Novartis wins dismissal of Zometa® case in Illinois federal court based on plaintiff’s misrepresentations and failure to properly substitute deceased plaintiff.



N.D. Il. -- United States District Court for the Northern District of Illinois

Pharmaceutical Products


The Honorable Milton I. Shadur, Senior District Judge of the United States District Court for the Northern District of Illinois, ordered dismissal with prejudice of a Zometa® case based on plaintiff’s misrepresentations and failure to substitute a proper party in place of the deceased original plaintiff.  The July 23, 2014 dismissal is the fifteenth of its type for Novartis Pharmaceuticals Corporation in the Aredia®/Zometa® litigation.

The case, Porter v. Novartis Pharm. Corp., 1:06-cv-03052 (N.D. Ill. July 23, 2014), was part of the ongoing Aredia® and Zometa® multidistrict litigation, In re: Aredia® and Zometa® Prods. Liab. Litig., No. 3:06-MD- 01760 (TJC) (M.D. Tenn.) (“the MDL”), and was remanded from the MDL to the Northern District of Illinois.  Judge Shadur’s July 23, 2014 Opinion explained that although Stuart D. Porter, the son of the deceased original plaintiff, had been approved as substitute plaintiff by the MDL Court, that substitution was based on “flat-out misrepresent[ations]” that Mr. Porter had authority to pursue the litigation as the executor of his father’s estate.  In reality, Mr. Porter had never obtained the necessary authority required to act as executor because he had never been appointed as such by an Illinois probate authority, as required under Illinois law.

Explaining that “a host of other Aredia/Zometa actions [] have been dismissed with prejudice based on improper substitutions and other substitution errors,” Judge Shadur cited in particular the Fifth Circuit’s recent opinion in Wilson v. Novartis Pharm. Corp., No. 13-10309, 2014 WL 3378316 (5th Cir. July 11, 2014) and the opinion of the U.S. District Court for the Middle District of Pennsylvania’s in Wallace v. Novartis Pharm. Corp., No. 3:12-cv-1905, 2013 WL 6198943 (M.D. Pa. Nov. 27, 2013), which “ordered dismissal with prejudice because of the selfsame improprieties that have fatally tainted plaintiff’s lawsuit here, including the misrepresentation as to representative status by the substituted plaintiff and the failure to obtain a timely appointment as the personal representative for the original plaintiff’s estate as required by state law.”
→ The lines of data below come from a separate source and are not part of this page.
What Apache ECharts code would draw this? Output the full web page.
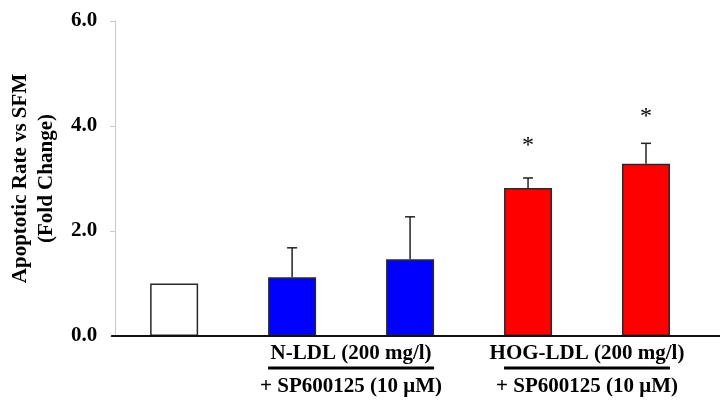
<!DOCTYPE html>
<html><head><meta charset="utf-8">
<script src="https://cdn.jsdelivr.net/npm/echarts@6/dist/echarts.min.js"></script>
<style>html,body{margin:0;padding:0;background:#fff}#c{width:720px;height:401px}</style>
</head><body><div id="c"></div>
<script>
// ---- data ----
const categories = ['SFM', 'N-LDL', 'N-LDL + SP600125', 'HOG-LDL', 'HOG-LDL + SP600125'];
const means = [1.0, 1.12, 1.46, 2.82, 3.28];
const errorTops = [1.0, 1.68, 2.27, 3.01, 3.67];
const starAt = [null, null, null, 3.67, 4.21];
const barColors = ['#ffffff', '#0000ff', '#0000ff', '#ff0000', '#ff0000'];
const yTicks = [0, 2, 4, 6];
const yTitle = 'Apoptotic Rate vs SFM\n(Fold Change)';
const groupTop = ['N-LDL (200 mg/l)', 'HOG-LDL (200 mg/l)'];
const groupBottom = ['+ SP600125 (10 μM)', '+ SP600125 (10 μM)'];
const groupSpan = [[1, 2], [3, 4]];

const FONT = '"Liberation Serif", "Times New Roman", serif';
const chart = echarts.init(document.getElementById('c'), null, {renderer: 'canvas'});

const option = {
  animation: false,
  backgroundColor: '#fff',
  grid: {left: 110, right: 15, top: 21, bottom: 65, containLabel: false},
  xAxis: {
    type: 'category', data: categories,
    axisLine: {show: false}, axisTick: {show: false}, axisLabel: {show: false}
  },
  yAxis: {
    type: 'value', min: yTicks[0], max: yTicks[yTicks.length - 1], interval: yTicks[1] - yTicks[0],
    axisLine: {show: true, lineStyle: {color: '#c8c8c8', width: 1}},
    axisTick: {show: true, length: 5, lineStyle: {color: '#c8c8c8'}},
    splitLine: {show: false},
    axisLabel: {formatter: v => v.toFixed(1), color: '#000', fontFamily: FONT, fontWeight: 'bold', fontSize: 21, margin: 18},
    name: yTitle, nameLocation: 'middle', nameGap: 55,
    nameTextStyle: {color: '#000', fontFamily: FONT, fontWeight: 'bold', fontSize: 21, lineHeight: 26}
  },
  series: [
    {
      type: 'bar', barWidth: 48,
      data: means.map((v, i) => ({value: v, itemStyle: {color: barColors[i]}})),
      itemStyle: {borderColor: '#2a2a2a', borderWidth: 1.5},
      z: 2
    },
    {
      type: 'custom', z: 3,
      data: means.map((m, i) => [i, m, errorTops[i], starAt[i] == null ? -1 : starAt[i]]),
      renderItem: function (params, api) {
        const i = api.value(0), m = api.value(1), e = api.value(2), s = api.value(3);
        const children = [];
        if (e > m) {
          const p1 = api.coord([i, m]);
          const p2 = api.coord([i, e]);
          children.push({type: 'line', shape: {x1: p1[0], y1: p1[1], x2: p2[0], y2: p2[1]}, style: {stroke: '#222', lineWidth: 1.5}});
          children.push({type: 'line', shape: {x1: p2[0] - 5, y1: p2[1], x2: p2[0] + 5, y2: p2[1]}, style: {stroke: '#222', lineWidth: 1.5}});
        }
        if (s > 0) {
          const ps = api.coord([i, s]);
          children.push({type: 'text', x: ps[0], y: ps[1] + 2, style: {text: '*', fill: '#000', font: '24px ' + FONT, align: 'center', verticalAlign: 'middle'}});
        }
        return {type: 'group', children: children};
      }
    }
  ]
};
chart.setOption(option);

// baseline and group annotations from axis scales
const y0 = chart.convertToPixel({yAxisIndex: 0}, 0);
const px = i => chart.convertToPixel({xAxisIndex: 0}, i);
const band = px(1) - px(0);
const barW = 48;
const gridLeft = px(0) - band / 2;
const elements = [
  {type: 'line', z: 10, shape: {x1: gridLeft - 4, y1: y0, x2: chart.getWidth(), y2: y0}, style: {stroke: '#111', lineWidth: 2}}
];
groupSpan.forEach((sp, k) => {
  const cx = (px(sp[0]) + px(sp[1])) / 2;
  elements.push({type: 'text', z: 10, x: cx, y: y0 + 18, style: {text: groupTop[k], fill: '#000', font: 'bold 21px ' + FONT, align: 'center', verticalAlign: 'middle'}});
  elements.push({type: 'line', z: 10, shape: {x1: px(sp[0]) - barW / 2, y1: y0 + 32, x2: px(sp[1]) + barW / 2, y2: y0 + 32}, style: {stroke: '#000', lineWidth: 3}});
  elements.push({type: 'text', z: 10, x: cx, y: y0 + 51, style: {text: groupBottom[k], fill: '#000', font: 'bold 21px ' + FONT, align: 'center', verticalAlign: 'middle'}});
});
chart.setOption({graphic: {elements: elements}});
</script>
</body></html>
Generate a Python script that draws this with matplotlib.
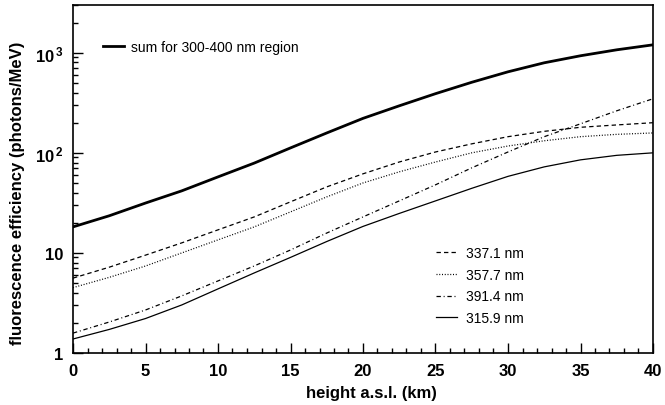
import matplotlib
matplotlib.use("Agg")
import matplotlib.pyplot as plt
from matplotlib.ticker import FixedLocator, FixedFormatter, LogLocator, MultipleLocator, NullFormatter

plt.rcParams["font.family"] = ["Liberation Sans", "DejaVu Sans"]
plt.rcParams["mathtext.fontset"] = "custom"
plt.rcParams["mathtext.rm"] = "Liberation Sans"
plt.rcParams["mathtext.bf"] = "Liberation Sans:bold"

# height a.s.l. (km)
height = [0, 2.5, 5, 7.5, 10, 12.5, 15, 17.5, 20, 22.5, 25, 27.5, 30, 32.5, 35, 37.5, 40]

# fluorescence efficiency (photons/MeV)
eff_sum = [18.2, 23.5, 31.5, 41.7, 57.5, 79, 112, 158, 221, 295, 390, 507, 645, 794, 933, 1070, 1200]
eff_3371 = [5.6, 7.2, 9.5, 12.6, 17, 22.9, 32.4, 45.7, 61.7, 81, 102, 123, 145, 164, 180, 190, 200]
eff_3577 = [4.5, 5.7, 7.4, 10, 13.5, 18.2, 25.7, 36.3, 50, 64.6, 81, 100, 117, 132, 145, 153, 158]
eff_3914 = [1.58, 2.04, 2.69, 3.72, 5.25, 7.41, 10.7, 15.8, 22.9, 33.1, 47.9, 70.8, 102, 145, 195, 263, 347]
eff_3159 = [1.38, 1.72, 2.21, 3.02, 4.37, 6.31, 9.02, 13.0, 18.4, 24.8, 33.1, 44.2, 58.2, 72.4, 85.1, 94.4, 100]

ytick_vals = [1, 10, 100, 1000]
ytick_labels = ["1", "10", r"$\mathbf{10^{\,2}}$", r"$\mathbf{10^{\,3}}$"]

fig = plt.figure(figsize=(6.65, 4.06), dpi=100)
ax = fig.add_axes([73 / 665, 52 / 406, 580 / 665, 348 / 406])

l_sum, = ax.plot(height, eff_sum, color="black", lw=2.0, label="sum for 300-400 nm region")
l1, = ax.plot(height, eff_3371, color="black", lw=0.9, dashes=(3.5, 2.5), label="337.1 nm")
l2, = ax.plot(height, eff_3577, color="black", lw=0.9, dashes=(0.8, 1.4), label="357.7 nm")
l3, = ax.plot(height, eff_3914, color="black", lw=0.9, dashes=(3.5, 2.2, 0.8, 2.2), label="391.4 nm")
l4, = ax.plot(height, eff_3159, color="black", lw=0.9, label="315.9 nm")

ax.set_yscale("log")
ax.set_xlim(0, 40)
ax.set_ylim(1, 3000)

ax.xaxis.set_major_locator(MultipleLocator(5))
ax.xaxis.set_minor_locator(MultipleLocator(1))
ax.yaxis.set_major_locator(FixedLocator(ytick_vals))
ax.yaxis.set_major_formatter(FixedFormatter(ytick_labels))
ax.yaxis.set_minor_locator(LogLocator(base=10, subs=range(2, 10)))
ax.yaxis.set_minor_formatter(NullFormatter())

ax.tick_params(which="both", direction="in", top=False, right=False, width=1.0)
ax.tick_params(which="major", length=7, labelsize=12, pad=7)
ax.tick_params(which="minor", length=3.5)
for lab in ax.get_xticklabels() + ax.get_yticklabels():
    lab.set_fontweight("bold")
for sp in ax.spines.values():
    sp.set_linewidth(1.2)

ax.set_xlabel("height a.s.l. (km)", fontsize=12, fontweight="bold")
ax.set_ylabel("fluorescence efficiency (photons/MeV)", fontsize=12, fontweight="bold")
ax.xaxis.set_label_coords(0.514, -0.092)
ax.yaxis.set_label_coords(-0.083, 0.463)

leg1 = ax.legend(handles=[l_sum], loc="upper left", bbox_to_anchor=(0.030, 0.935),
                 frameon=False, fontsize=10, handlelength=1.5, handletextpad=0.5)
ax.add_artist(leg1)
ax.legend(handles=[l1, l2, l3, l4], loc="upper left", bbox_to_anchor=(0.605, 0.343),
          frameon=False, fontsize=10, handlelength=1.5, handletextpad=0.6, labelspacing=0.55)

fig.savefig("out.png", dpi=100)
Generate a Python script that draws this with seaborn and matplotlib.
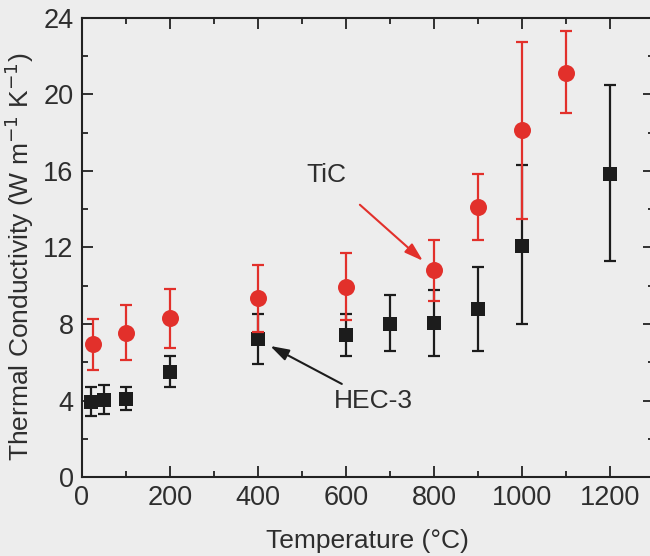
import matplotlib
matplotlib.use("Agg")
import matplotlib.pyplot as plt
import pandas as pd
import seaborn as sns
from matplotlib.ticker import MultipleLocator

# TiC (red circles)
tic_t = [25, 100, 200, 400, 600, 800, 900, 1000, 1100]
tic_k = [6.95, 7.55, 8.3, 9.35, 9.95, 10.8, 14.1, 18.15, 21.1]
tic_hi = [8.25, 9.0, 9.85, 11.1, 11.7, 12.4, 15.85, 22.75, 23.3]
tic_lo = [5.6, 6.1, 6.75, 7.6, 8.2, 9.2, 12.4, 13.5, 19.0]

# HEC-3 (black squares)
hec_t = [20, 50, 100, 200, 400, 600, 700, 800, 900, 1000, 1200]
hec_k = [3.9, 4.05, 4.1, 5.5, 7.2, 7.4, 8.0, 8.05, 8.8, 12.1, 15.85]
hec_hi = [4.7, 4.8, 4.7, 6.3, 8.5, 8.5, 9.5, 9.8, 11.0, 16.3, 20.5]
hec_lo = [3.2, 3.3, 3.5, 4.7, 5.9, 6.3, 6.6, 6.3, 6.6, 8.0, 11.3]

RED = "#e2302b"
BLACK = "#1c1c1c"
BG = "#ededed"
TXT = "#2e2e2e"

sns.set_theme(style="ticks")
plt.rcParams["font.family"] = ["Liberation Sans", "DejaVu Sans"]

fig = plt.figure(figsize=(6.5, 5.56), dpi=100, facecolor=BG)
ax = fig.add_axes([0.126, 0.142, 0.88, 0.826], facecolor=BG)

hec = pd.DataFrame({"T": hec_t, "k": hec_k})
tic = pd.DataFrame({"T": tic_t, "k": tic_k})

# error bars + markers, HEC-3 underneath
ax.errorbar(hec_t, hec_k,
            yerr=[[k - lo for k, lo in zip(hec_k, hec_lo)],
                  [hi - k for k, hi in zip(hec_k, hec_hi)]],
            fmt="none", ecolor=BLACK, elinewidth=1.6, capsize=4, capthick=1.6, zorder=2)
sns.scatterplot(data=hec, x="T", y="k", marker="s", s=110, color=BLACK,
                edgecolor=BLACK, linewidth=0, ax=ax, zorder=3)

ax.errorbar(tic_t, tic_k,
            yerr=[[k - lo for k, lo in zip(tic_k, tic_lo)],
                  [hi - k for k, hi in zip(tic_k, tic_hi)]],
            fmt="none", ecolor=RED, elinewidth=1.6, capsize=4, capthick=1.6, zorder=4)
sns.scatterplot(data=tic, x="T", y="k", marker="o", s=150, color=RED,
                edgecolor=RED, linewidth=0, ax=ax, zorder=5)

# annotations
arrow = dict(arrowstyle="-|>,head_length=0.7,head_width=0.22", lw=1.5, shrinkB=0,
             mutation_scale=16)
ax.annotate("TiC", xy=(775, 11.3), xytext=(555, 15.8), fontsize=19, color=TXT,
            ha="center", va="center",
            arrowprops=dict(arrow, color=RED, shrinkA=16))
ax.annotate("HEC-3", xy=(428, 6.85), xytext=(572, 4.0), fontsize=19, color=TXT,
            ha="left", va="center",
            arrowprops=dict(arrow, color=BLACK, shrinkA=2))

ax.set_xlim(0, 1300)
ax.set_ylim(0, 24)
ax.xaxis.set_major_locator(MultipleLocator(200))
ax.xaxis.set_minor_locator(MultipleLocator(100))
ax.yaxis.set_major_locator(MultipleLocator(4))
ax.yaxis.set_minor_locator(MultipleLocator(2))
ax.tick_params(which="both", direction="in", top=True, right=True, color="#222222",
               width=1.3, labelsize=19.5, labelcolor=TXT, pad=6)
ax.tick_params(which="major", length=8)
ax.tick_params(which="minor", length=4)
for sp in ax.spines.values():
    sp.set_linewidth(1.5)
    sp.set_color("#222222")

ax.set_xlabel("Temperature (\u00b0C)", fontsize=19, color=TXT, labelpad=13)
ax.set_ylabel("Thermal Conductivity (W m$^{-1}$ K$^{-1}$)", fontsize=19, color=TXT,
              labelpad=5)
ax.yaxis.label.set_y(0.48)

fig.savefig("out.png", dpi=100, facecolor=BG)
In addition to plaintiff’s failure to comply with Illinois state law, Judge Shadur held that plaintiff also failed to comply with Federal Rule of Civil Procedure 25(a), which provides the procedure for substituting deceased plaintiffs, and the MDL Court’s Case Management Order, which supplements the requirements of Rule 25.  Based on all of these mistakes, Judge Shadur dismissed the case with prejudice, holding that “plaintiff and his counsel have simply blown any right to proceed with this action.”

Novartis is represented in this matter by Firm partner Kirby T. Griffis.